January 22, 2004 (Ira Pilgrim)


Anything that is too stupid to be spoken is sung.


I love opera. Why do I love opera? I love opera for the same reason that some folks like bluegrass, some love jazz and some just love noise. My mother liked opera and I was heavily exposed to opera recordings in my childhood (12 inch bakalite disks that traveled at 78 rpm and were scratched by a needle). Mostly, I listened to recordings of the great operatic tenor Enrico Caruso. I would sing along with Caruso, even though I didn't understand the words, and would sing until I got hoarse. I had a book that gave the plots of various operas, but that was about it. The first real opera that I saw was in Paris after WW II was over. I have been to fewer than a dozen operas in my life. However, I have listened to a lot of recorded operas and have CDs of my favorites. I have also watched videos.

I have come to the conclusion that the plots of most operas are ridiculous and bear only a remote resemblance to real life. Even if the original book was realistic, by the time the librettist is through with it, it no longer resembles anything real. This does not prevent it from having exquisite music and expressing emotions remarkably well.

One of my favorite operas is Giuseppe Verdi's Rigoletto. Why do I love it? Not only is the music exquisite, but it is one of the few operas that has melody from beginning to end. Most operas have long periods consisting of words that would be better spoken, set to the most boring music imaginable. Not Rigoletto; it is melody from beginning to end.

The plot is adapted from Victor Hugo's novel Le Roi s'amuse (The King Amuses Himself). The opera is unusual in that every one of the males in it is a mean bastard. The duke's main interest is in bedding women, especially virgins. He is the proverbial male chauvinist who will mount any female who will let him.

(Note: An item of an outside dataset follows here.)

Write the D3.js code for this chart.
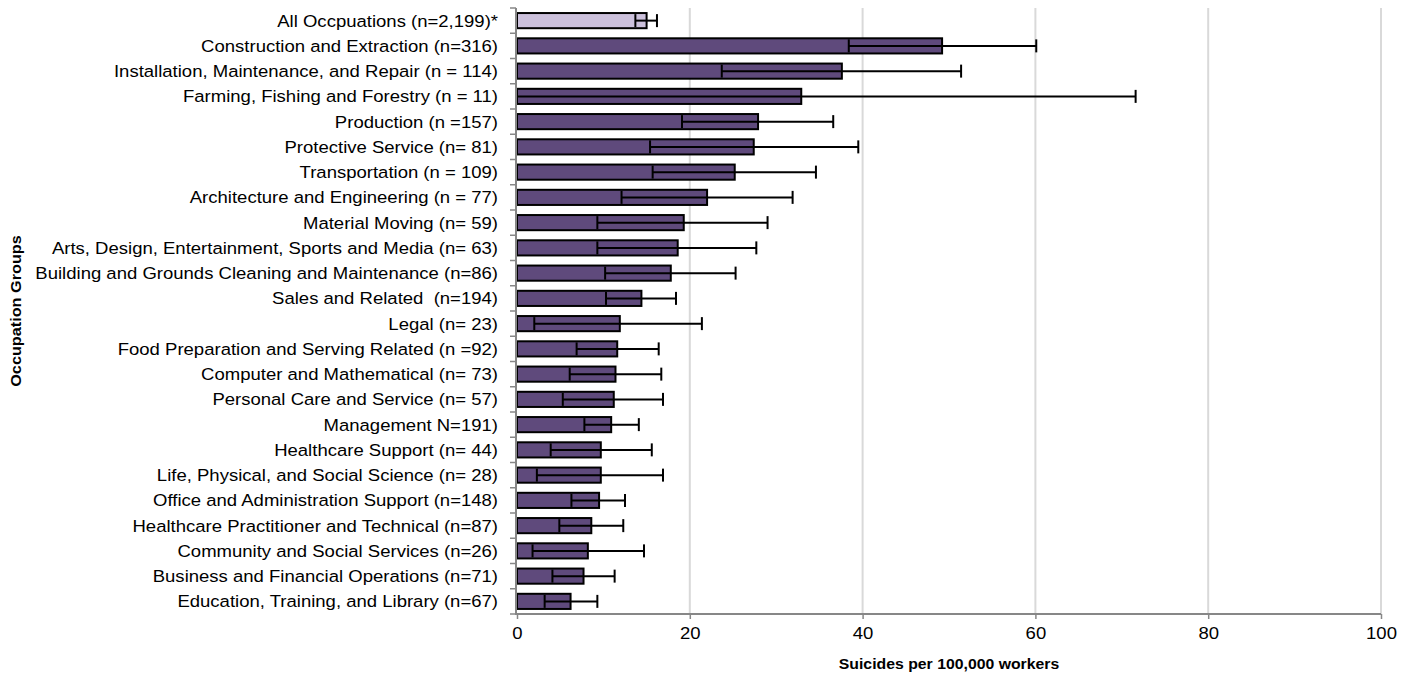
<!DOCTYPE html>
<html>
<head>
<meta charset="utf-8">
<script src="https://cdn.jsdelivr.net/npm/d3@7"></script>
<style>
  html, body { margin: 0; padding: 0; background: #fff; }
  svg { display: block; font-family: "Liberation Sans", Arial, sans-serif; }
</style>
</head>
<body>
<svg id="chart" width="1415" height="674"></svg>
<script>
// Occupation groups, top to bottom
const categories = [
  "All Occpuations (n=2,199)*",
  "Construction and Extraction (n=316)",
  "Installation, Maintenance, and Repair (n = 114)",
  "Farming, Fishing and Forestry (n = 11)",
  "Production (n =157)",
  "Protective Service (n= 81)",
  "Transportation (n = 109)",
  "Architecture and Engineering (n = 77)",
  "Material Moving (n= 59)",
  "Arts, Design, Entertainment, Sports and Media (n= 63)",
  "Building and Grounds Cleaning and Maintenance (n=86)",
  "Sales and Related  (n=194)",
  "Legal (n= 23)",
  "Food Preparation and Serving Related (n =92)",
  "Computer and Mathematical (n= 73)",
  "Personal Care and Service (n= 57)",
  "Management N=191)",
  "Healthcare Support (n= 44)",
  "Life, Physical, and Social Science (n= 28)",
  "Office and Administration Support (n=148)",
  "Healthcare Practitioner and Technical (n=87)",
  "Community and Social Services (n=26)",
  "Business and Financial Operations (n=71)",
  "Education, Training, and Library (n=67)"
];

// Suicide rate per 100,000 workers
const rates = [15.0, 49.2, 37.6, 32.9, 27.9, 27.4, 25.2, 22.0, 19.3, 18.6, 17.8, 14.4,
               11.9, 11.6, 11.4, 11.2, 10.9, 9.7, 9.7, 9.5, 8.6, 8.2, 7.7, 6.2];

// 95% confidence interval bounds
const lower = [13.7, 38.4, 23.7, -5.8, 19.1, 15.4, 15.7, 12.1, 9.3, 9.3, 10.2, 10.3,
               2.0, 6.9, 6.1, 5.3, 7.8, 3.9, 2.3, 6.3, 4.9, 1.8, 4.1, 3.2];
const upper = [16.2, 60.1, 51.4, 71.6, 36.6, 39.5, 34.6, 31.9, 29.0, 27.7, 25.3, 18.4,
               21.4, 16.4, 16.7, 16.9, 14.1, 15.6, 16.9, 12.5, 12.3, 14.7, 11.3, 9.3];

const xTicks = [0, 20, 40, 60, 80, 100];
const xTitle = "Suicides per 100,000 workers";
const yTitle = "Occupation Groups";

const rows = categories.map((c, i) => ({ name: c, rate: rates[i], lo: lower[i], hi: upper[i], total: i === 0 }));

const svg = d3.select("#chart");
const plotLeft = 517, plotRight = 1381, plotTop = 8, plotBottom = 614;

const x = d3.scaleLinear().domain([0, 100]).range([plotLeft, plotRight]);
const y = d3.scaleBand().domain(categories).range([plotTop, plotBottom]).paddingInner(0.4).paddingOuter(0.2);

const axisGray = "#878787";

// vertical gridlines
svg.append("g").selectAll("line").data(xTicks.filter(t => t > 0)).join("line")
  .attr("x1", d => x(d)).attr("x2", d => x(d))
  .attr("y1", plotTop).attr("y2", plotBottom)
  .attr("stroke", "#d9d9d9").attr("stroke-width", 2);

// bars
svg.append("g").selectAll("rect").data(rows).join("rect")
  .attr("x", x(0))
  .attr("y", d => y(d.name))
  .attr("width", d => x(d.rate) - x(0))
  .attr("height", y.bandwidth())
  .attr("fill", d => d.total ? "#ccc1dc" : "#5f4a7c")
  .attr("stroke", "#000").attr("stroke-width", 2);

// error bars (lower bound clipped at zero, no cap there)
const capH = 13;
const eb = svg.append("g").attr("stroke", "#000").attr("stroke-width", 2);
rows.forEach(d => {
  const cy = y(d.name) + y.bandwidth() / 2;
  const x0 = x(Math.max(0, d.lo));
  eb.append("line").attr("x1", x0).attr("x2", x(d.hi)).attr("y1", cy).attr("y2", cy);
  if (d.lo >= 0) {
    eb.append("line").attr("x1", x(d.lo)).attr("x2", x(d.lo)).attr("y1", cy - capH / 2).attr("y2", cy + capH / 2);
  }
  eb.append("line").attr("x1", x(d.hi)).attr("x2", x(d.hi)).attr("y1", cy - capH / 2).attr("y2", cy + capH / 2);
});

// x axis
const xAxis = svg.append("g").attr("transform", `translate(0,${plotBottom})`)
  .call(d3.axisBottom(x).tickValues(xTicks).tickSize(5).tickPadding(8).tickFormat(d3.format("d")));
xAxis.select(".domain").attr("stroke", axisGray).attr("stroke-width", 2).attr("d", `M${plotLeft - 2},0H${plotRight}`);
xAxis.selectAll(".tick line").attr("stroke", axisGray).attr("stroke-width", 1.5);
xAxis.selectAll(".tick text")
  .attr("font-size", 17).attr("fill", "#000")
  .attr("font-family", "Liberation Sans, Arial, sans-serif")
  .attr("transform", "scale(1.09,1)");

// y axis line and tick marks at band boundaries
const bounds = categories.map(c => y(c) - y.step() * y.paddingInner() / 2).concat([plotBottom]);
svg.append("line").attr("x1", plotLeft - 1).attr("x2", plotLeft - 1).attr("y1", plotTop).attr("y2", plotBottom + 1)
  .attr("stroke", axisGray).attr("stroke-width", 2);
svg.append("g").selectAll("line").data(bounds).join("line")
  .attr("x1", plotLeft - 7).attr("x2", plotLeft - 1)
  .attr("y1", d => d).attr("y2", d => d)
  .attr("stroke", axisGray).attr("stroke-width", 1.5);

// category labels
svg.append("g").selectAll("text").data(rows).join("text")
  .attr("transform", d => `translate(498,${y(d.name) + y.bandwidth() / 2 + 6}) scale(1.09,1)`)
  .attr("text-anchor", "end")
  .attr("font-size", 17)
  .attr("fill", "#000")
  .style("white-space", "pre")
  .text(d => d.name);

// axis titles
svg.append("text")
  .attr("transform", `translate(${(plotLeft + plotRight) / 2},669) scale(1.13,1)`)
  .attr("text-anchor", "middle").attr("font-size", 14).attr("font-weight", "bold")
  .text(xTitle);

svg.append("text")
  .attr("transform", `translate(21,${(plotTop + plotBottom) / 2}) rotate(-90) scale(1.16,1)`)
  .attr("text-anchor", "middle").attr("font-size", 14).attr("font-weight", "bold")
  .text(yTitle);
</script>
</body>
</html>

Rigoletto is the duke's jester. He is also a mean one, whose only virtues are that he loves his daughter and that he had loved her mother before she died. Since he loves his daughter, he keeps her cloistered in a house with her housekeeper, a woman who will do anything for a buck. She is supposed to make sure that his daughter Gilda (pronounced jeel da) goes nowhere, except to church. As a consequence, Gilda has never had a chance to develop her mind nor acquire any judgment. To use a modern term, she is mentally challenged. She is supposed to be a very pretty virgin, but that takes a good imagination when you are looking at a 200 pound soprano. I have never heard of a real virgin operatic soprano, mezzo-soprano, or contralto.

At the beginning of the opera, Count Monterone is raving mad at the duke for seducing his daughter. The duke slaps him in jail and Monterone lays a "father's curse" on Rigoletto, who had ridiculed him. Rigoletto believes in curses and this one troubles him because, although nobody but the audience is supposed to know it, he is also a father. He broods about it and "la maledizione"(the curse) keeps rearing its ugly head throughout the opera.

Anyhow, the duke knows that virgins go to church, so he goes there too and makes the acquaintance of Rigoletto's daughter Gilda. He tells her that he is a poor student, which sets Gilda's imagination all a twitter. The duke figures that it is just a matter of time before........ Meanwhile the duke's courtiers find out that Rigoletto regularly visits a woman, who they assume is his mistress. They decide to kidnap her and present her to the duke as a present; which they do. When Rigoletto gets to court, first he begs and then he raises hell with the courtiers (a great scene) and informs them that it was his daughter they had kidnapped. Then Gilda, now no longer a virgin, comes out of the duke's bedroom and father and daughter sing a touching duet.

Rigoletto decides to have his revenge on the duke, so he and Gilda go to the house of Sparafucile (pronounced Spa ra fooch eel eh, which means shoot-gun), an assassin who has offered to kill anyone for a price. Rigoletto and Gilda are listening outside of the house through a window, while the duke is trying to make time with Sparafucile's sister Maddalena (pronounced ma da layn a). This, naturally, means a quartet, with the duke singing the major part. Rigoletto contracts with the assassin to kill the duke, but the assassin's sister likes the duke and convinces her brother to kill the first person who comes through the door and present the body to Rigoletto. Gilda has heard all of this and she goes through the door, is stabbed and put into a sack which is presented to Rigoletto. As he is about to dump it into the river, he hears the duke singing. He opens the sack and finds his daughter who, miracle of miracles, is still alike. They sing a duet and then she dies. With the sung words "la maledizione" the opera ends. Only the naive Gilda has died, which is just too bad.

I could write a similar account of most of Giuseppe Verdi's operas. Despite the ridiculous plots, the music and singing can be exquisite.

If you can find a piano and an accompanist, I'll be glad to sing some of the songs for you.